It’s bizarre but I’ve found a lot of really crazy fundamentalist Catholics lately, people who are absolutely convinced that their faith is right and nobody can deny how perfect Catholicism is. That’s the kind of stuff you expect to see from wingnut evangelical crazies, but nope… Catholics. Go figure.
So anyhow, one of them decides he can prove the resurrection by using the “minimal facts approach” that was pioneered by apologist Gary Habermas. He produces five points that he claims are so strongly attested historically that nearly every scholar who studies the subject agrees that they happened. Of course, these points are utterly laughable, to the point that no credible historian is going to agree with them as demonstrable historical events, but hey… he’s got to be right, right? He even claims that he won’t rely on the New Testament as support for any of these “facts”.
So here are his points and my responses to them. It’s sad, trust me.
1. Jesus died by crucifixion
I’m sorry, you can’t even show that Jesus ever existed, there is no historical evidence whatsoever that Jesus died by crucifixion. The Romans kept excellent records, yet never recorded the execution of Jesus of Nazareth. He immediately responded with the classical apologetic tropes, Josephus, Tacitus, etc., all of which have been soundly discredited, but that doesn’t stop the religiously deluded.
2. Jesus’ disciples believed that He rose and appeared to them
How does he know this, considering all of the Gospels are anonymous, not written by the people whose names they bear? Of course, he simply refuses to acknowledge that. The Bible is perfect, after all, at least the parts that he feels like thinking are perfect. But he’s not allowed to use the New Testament so that’s right out. All he has left are empty claims that this is what “traditionally” has been thought to be true. Tradition isn’t fact. Another fail.
3. Saul, the persecutor of the Church, was suddenly changed
Again, this is only found in the Bible, which is off-limits so he has to appeal to tradition, a logical fallacy. The only mentions of Paul outside of the Bible come in a letter from Clement of Rome, written around 96CE, far too late to have been an actual eyewitness to Paul’s existence. It also doesn’t corroborate the story listed in the Bible and the story in the Bible reads like a drug trip anyhow. It also doesn’t validate Jesus in any way, shape or form since Jesus was dead by the time this supposed experience took place and Saul didn’t even see Jesus, he simply imagined him. Completely unconvincing.
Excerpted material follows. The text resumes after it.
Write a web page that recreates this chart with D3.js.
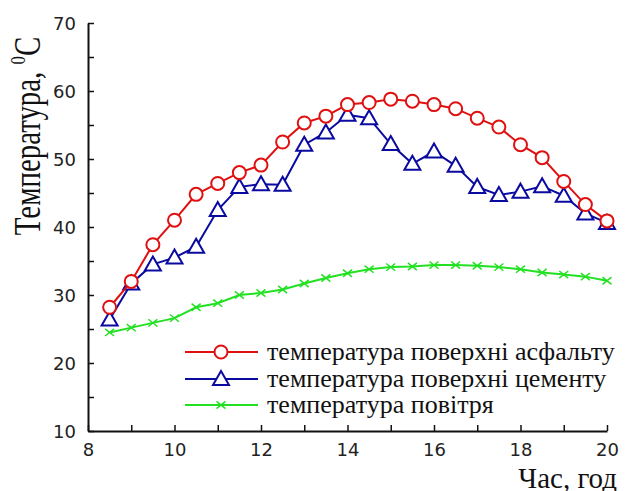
<!DOCTYPE html>
<html><head><meta charset="utf-8">
<script src="https://cdn.jsdelivr.net/npm/d3@7"></script>
<style>body{margin:0;background:#fff}</style>
</head><body>
<svg id="chart" width="629" height="491"></svg>
<script>
const hours = [8.5,9,9.5,10,10.5,11,11.5,12,12.5,13,13.5,14,14.5,15,15.5,16,16.5,17,17.5,18,18.5,19,19.5,20];
const asphalt = [28.2,32.0,37.4,41.0,44.8,46.4,48.0,49.1,52.5,55.3,56.3,58.0,58.3,58.8,58.5,58.0,57.4,56.0,54.7,52.1,50.2,46.7,43.3,40.9];
const cement  = [26.4,31.7,34.5,35.5,37.1,42.5,45.9,46.3,46.2,52.1,53.9,56.5,56.0,52.2,49.3,51.1,49.0,45.9,44.7,45.2,46.0,44.6,42.0,40.6];
const air     = [24.5,25.2,25.9,26.6,28.2,28.8,30.0,30.3,30.8,31.7,32.5,33.2,33.8,34.1,34.2,34.4,34.4,34.3,34.1,33.8,33.3,33.0,32.7,32.1];
const seriesNames = ["температура поверхні асфальту","температура поверхні цементу","температура повітря"];
const seriesColors = ["#e01010","#0a0aa0","#22e022"];
const seriesMarkers = ["circle","triangle","cross"];
const yTicks = [10,20,30,40,50,60,70];
const xTicks = [8,10,12,14,16,18,20];
const SERIF = "Liberation Serif, Tinos, DejaVu Serif, serif";

const svg = d3.select("#chart");
const x = d3.scaleLinear().domain([8,20]).range([88,607]);
const y = d3.scaleLinear().domain([10,70]).range([431,23]);

const yAxis = svg.append("g").attr("transform","translate(88,0)")
  .call(d3.axisLeft(y).tickValues(yTicks).tickSize(-6).tickSizeOuter(0).tickPadding(12));
const yMinor = svg.append("g").attr("transform","translate(88,0)")
  .call(d3.axisLeft(y).tickValues(d3.range(15,70,10)).tickSize(-6).tickSizeOuter(0).tickFormat(""));
const xAxis = svg.append("g").attr("transform","translate(0,431)")
  .call(d3.axisBottom(x).tickValues(xTicks).tickSize(-6).tickSizeOuter(0).tickPadding(12));
const xMinor = svg.append("g").attr("transform","translate(0,431)")
  .call(d3.axisBottom(x).tickValues(d3.range(9,20,2)).tickSize(-6).tickSizeOuter(0).tickFormat(""));
[yAxis,yMinor,xAxis,xMinor].forEach(g=>{
  g.attr("font-family",null).attr("font-size",null);
  g.selectAll("path.domain").attr("stroke","#111").attr("stroke-width",2);
  g.selectAll(".tick line").attr("stroke","#111").attr("stroke-width",1.5);
  g.selectAll("text").style("font-family","DejaVu Sans").style("font-size","18px").attr("fill","#222");
});
yMinor.select("path.domain").remove();
xMinor.select("path.domain").remove();
yAxis.selectAll("text").attr("dy","0.35em");

const yt = svg.append("text").attr("transform","translate(40,136) rotate(-90) scale(0.76,1)")
  .attr("text-anchor","middle").style("font-family",SERIF).style("font-size","38px").attr("fill","#111");
yt.append("tspan").text("Температура, ");
yt.append("tspan").text("0").style("font-size","22px").attr("dy",-15);
yt.append("tspan").text("C").attr("dy",15);
svg.append("text").attr("x",617).attr("y",488).attr("text-anchor","end")
  .style("font-family",SERIF).style("font-size","29px").attr("fill","#111").text("Час, год");

const data = [asphalt,cement,air];
const line = d3.line().x(d=>x(d[0])).y(d=>y(d[1]));
function drawMarker(g, type, color, cx, cy){
  if(type==="circle"){
    g.append("circle").attr("cx",cx).attr("cy",cy).attr("r",6.5).attr("fill","#fff").attr("stroke",color).attr("stroke-width",2);
  } else if(type==="triangle"){
    const s=8;
    g.append("path").attr("d",`M${cx},${cy-s}L${cx+s},${cy+s*0.75}L${cx-s},${cy+s*0.75}Z`)
      .attr("fill","#fff").attr("stroke",color).attr("stroke-width",2);
  } else {
    const s=4.5;
    g.append("path").attr("d",`M${cx-s},${cy-s*0.8}L${cx+s},${cy+s*0.8}M${cx-s},${cy+s*0.8}L${cx+s},${cy-s*0.8}`)
      .attr("stroke",color).attr("stroke-width",1.5);
  }
}
data.slice().reverse().forEach((vals,ri)=>{
  const i = data.length-1-ri;
  const pts = hours.map((h,k)=>[h,vals[k]]);
  const g = svg.append("g");
  g.append("path").attr("d",line(pts)).attr("fill","none").attr("stroke",seriesColors[i]).attr("stroke-width",2);
  pts.forEach(p=>drawMarker(g,seriesMarkers[i],seriesColors[i],x(p[0]),y(p[1])));
});

const legY = [352,379,405];
seriesNames.forEach((n,i)=>{
  const g = svg.append("g");
  g.append("line").attr("x1",185).attr("x2",258).attr("y1",legY[i]).attr("y2",legY[i])
    .attr("stroke",seriesColors[i]).attr("stroke-width",2);
  drawMarker(g,seriesMarkers[i],seriesColors[i],221,legY[i]);
  g.append("text").attr("x",267).attr("y",legY[i]).attr("dy","0.32em")
    .style("font-family",SERIF).style("font-size","26px").attr("fill","#111").text(n);
});
</script>
</body></html>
4. James, the skeptical brother of Jesus, was suddenly changed
The only extra-Biblical source of this is a passage in Jewish Antiquities that says James was executed by the Sanhedrin, we have no direct account from James and, at best, anything Josephus may have said, assuming it wasn’t a forgery to begin with, was heresay.
5. Jesus’ tomb was found to be empty
How do they know that it was Jesus’ tomb if nothing is in it? How would you test an empty tomb to find out if it actually belonged to Jesus? Are there artifacts? Where is this data? Of course, there isn’t any, it’s just another appeal to tradition and wishful thinking.
It’s really pathetic how these mega-Catholics and other deluded apologists think they’ve got the smoking gun on their religiosu beliefs, but the second you look at them at all critically, it all falls apart into a smoking heap of rubble. We all know that the ridiculously shaky nature of these religious beliefs won’t stop the blindly faithful from believing but they continue to embarrass themselves by throwing out these ridiculous assertions time and time again. What the hell is wrong with these idiots?